Persons addressing the meeting will be allowed three minutes per questions or statements when they are recognized by Mr. Spurr. Question should be addressed directly to Mr. Spurr. Please confine your questions or statements to one subject at a time.
Mr. Spurr will stop discussions that are unrelated to the matters properly before the meeting, are not in good taste, or unduly prolonged or are repetitious. If your views differ from another speaker's views, please permit the speaker to conclude his or her remarks without interruption.
Richard D. Spurr
Thank you. Do we have any questions? I have a question from Mr. Finnegan. Market clearly did not like growth rate of Zix's one of the plans to step up sales and marketing, so the one item, one metric as Bob is asking about here that we are very focused on is accelerating our top line growth rate.
The trend is down and that's the only metric that when I talk to investors, they want to see improvement on, which I respect. Our margins are still very high, our cash generation is very high, the model is beautiful as I attempted to articulate a second ago and our investors don't respect that, but they want to see more top line growth.

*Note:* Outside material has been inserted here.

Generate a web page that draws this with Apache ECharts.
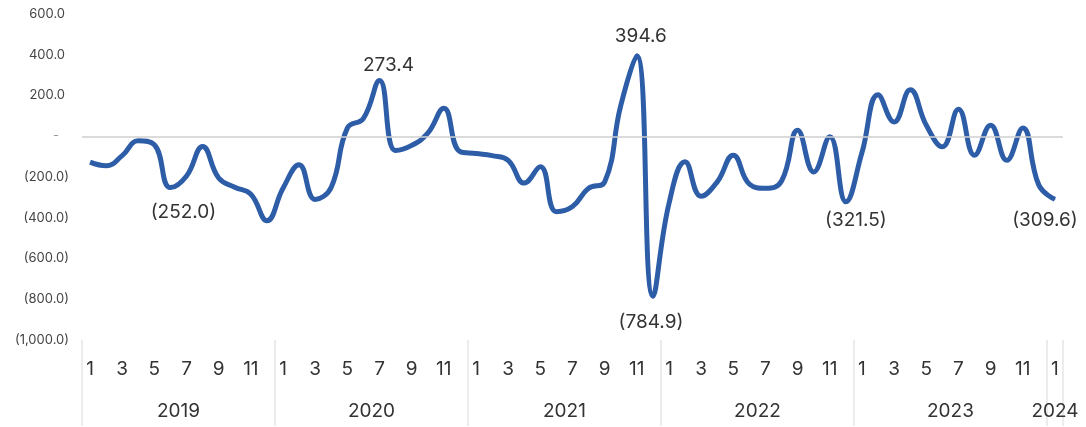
<!DOCTYPE html>
<html>
<head>
<meta charset="utf-8">
<script src="https://cdn.jsdelivr.net/npm/echarts@6/dist/echarts.min.js"></script>
<style>
html,body{margin:0;padding:0;background:#fff;}
#chart{width:1086px;height:427px;}
</style>
</head>
<body>
<div id="chart"></div>
<script>
// ---- data ----
const years = ['2019', '2020', '2021', '2022', '2023', '2024'];
const monthsPerYear = [12, 12, 12, 12, 12, 1];
const values2019 = [-127, -145, -95, -22, -42, -252.0, -195, -50, -205, -250, -285, -415];
const values2020 = [-255, -140, -310, -250, 40, 88, 273.4, -70, -45, 15, 137, -75];
const values2021 = [-85, -95, -118, -230, -150, -370, -345, -255, -225, 150, 394.6, -784.9];
const values2022 = [-330, -125, -295, -224, -93, -235, -255, -220, 29, -175, -3, -321.5];
const values2023 = [-80, 204, 70, 228, 54, -52, 132, -93, 54, -118, 41, -240];
const values2024 = [-309.6];
const annotatedIdx = [5, 18, 34, 35, 47, 60];
const yTicks = [-1000, -800, -600, -400, -200, 0, 200, 400, 600];

// ---- build ----
const values = [].concat(values2019, values2020, values2021, values2022, values2023, values2024);
const monthCats = [];
monthsPerYear.forEach(function (n) { for (let m = 1; m <= n; m++) monthCats.push(String(m)); });

const yearLabelPos = [];
const yearSepPos = [];
let start = 0;
monthsPerYear.forEach(function (n) {
  yearSepPos.push(start - 0.5);
  yearLabelPos.push(start + (n - 1) / 2);
  start += n;
});
yearSepPos.push(start - 0.5);

function fmtNum(v) {
  const s = Math.abs(v).toFixed(1).replace(/\B(?=(\d{3})+(?!\d))/g, ',');
  return v < 0 ? '(' + s + ')' : s;
}

const FONT = 'Inter, "Open Sans", sans-serif';

const labelStyles = {
  5: { position: 'bottom', offset: [13, 10] },
  18: { position: 'top', offset: [9, 0] },
  34: { position: 'top', offset: [4, -5] },
  35: { position: 'bottom', offset: [-2, 11] },
  47: { position: 'bottom', offset: [10, 4] },
  60: { position: 'bottom', offset: [-10, 6] }
};

const seriesData = values.map(function (v, i) {
  if (annotatedIdx.indexOf(i) >= 0) {
    const st = labelStyles[i];
    return {
      value: v,
      symbol: 'circle',
      symbolSize: 1,
      label: {
        show: true, position: st.position, offset: st.offset,
        formatter: function (p) { return fmtNum(p.value); },
        fontSize: 19, color: '#333', fontFamily: FONT
      }
    };
  }
  return v;
});

const chart = echarts.init(document.getElementById('chart'), null, { renderer: 'canvas' });
chart.setOption({
  animation: false,
  backgroundColor: '#fff',
  grid: { left: 82, right: 23, top: 14, bottom: 87, containLabel: false },
  xAxis: [
    {
      type: 'category',
      data: monthCats,
      boundaryGap: true,
      axisLine: { show: false },
      axisTick: { show: false },
      axisLabel: {
        interval: function (idx) { return idx % 2 === 0; },
        margin: 20, fontSize: 19, color: '#333', fontFamily: FONT
      }
    },
    {
      type: 'value',
      position: 'bottom',
      min: -0.5,
      max: monthCats.length - 0.5,
      axisLine: { show: false },
      splitLine: { show: false },
      axisTick: {
        show: true, length: 86, customValues: yearSepPos,
        lineStyle: { color: '#e6e6e6', width: 1.5 }
      },
      axisLabel: {
        customValues: yearLabelPos,
        margin: 62, fontSize: 19, color: '#333', fontFamily: FONT,
        formatter: function (v) {
          const k = yearLabelPos.findIndex(function (p) { return Math.abs(p - v) < 1e-6; });
          return k >= 0 ? years[k] : '';
        }
      }
    }
  ],
  yAxis: {
    type: 'value',
    min: yTicks[0],
    max: yTicks[yTicks.length - 1],
    interval: 200,
    axisLine: { show: false },
    axisTick: { show: false },
    splitLine: { show: false },
    axisLabel: {
      margin: 13, fontSize: 13, color: '#444', fontFamily: FONT,
      formatter: function (v) {
        if (v === 0) return '{z|-}';
        if (v > 0) return '{p|' + fmtNum(v) + '}';
        return fmtNum(v);
      },
      rich: {
        p: { fontSize: 13, color: '#444', fontFamily: FONT, padding: [0, 4, 0, 0] },
        z: { fontSize: 13, color: '#999', fontFamily: FONT, padding: [0, 10, 0, 0] }
      }
    }
  },
  series: [{
    type: 'line',
    xAxisIndex: 0,
    data: seriesData,
    smooth: 0.45,
    symbol: 'none',
    showAllSymbol: true,
    lineStyle: { color: '#2e5da8', width: 5 },
    itemStyle: { color: '#2e5da8' },
    markLine: {
      silent: true,
      symbol: 'none',
      label: { show: false },
      lineStyle: { color: '#cfcfcf', width: 1.5, type: 'solid' },
      data: [{ yAxis: 0 }]
    },
    z: 3
  }]
});
</script>
</body>
</html>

Just rest assured that that's what we wake up every day and go to bed every night worrying about and we have periodic sessions to do. What we need to do to accelerate that growth. Sales and marketing is one area, other investments, for instance, maintaining leadership and enhancing current offering through R&D investments and of course another option that we have and have in fact exercised.
Last year, on the sales front, we invested significantly in adding new distribution partners to our group of third-party distributors, and in fact over the course of 2010-2010, added 65% to that group where we now have now 191 value-added resellers and managed securities service partners representing our products predominantly here in the United States, so we would expect that that investment and greater feet on the street, broader reach would help us achieve an accelerated growth in 2011.
We also always review and make, what I would call, incremental investments in sales. We can't afford to have a sales person in every account, but we do have a direct on-the-street field sales force that calls in companies with 1,500 employees or more and then we have a group in Burlington, Massachusetts with some-20 individuals, 12 are actual quota-carrying individuals who direct sales for us in the small-medium marketplace and accounts under 1,000. Google only resells Zix in their e-mail encryption offerings, and we also are resold by Symantec and M86 and others.
On the R&D side, we are investing $6 million in 2012 in R&D, which is an increase of $1 million over calendar year 2011, and that is to accelerate the list of features that we believe the market is demanding particularly as we see opportunity in very large customers as they replace older solutions that have been around since the early part of the year, the decade of 2000s, so those are the various things we are doing to accelerate growth.
As I said, rest assured that's our number one priority right now. We don't want to do it at the expense of having a profitable company that's not to say we won't make a decision to opt for a greater growth and expect some margin. We haven't made those decisions yet as we enter 2012, but certainly in 2011, you know that our operating margins are forecast to be in the 30% range this year, so we haven't given up on contingent cash generation and earnings as well.
Any other questions I might entertain?
If there are no other questions, that concludes our meeting. I would like to thank you all for attending our 2012 shareholders' meeting. Thank you.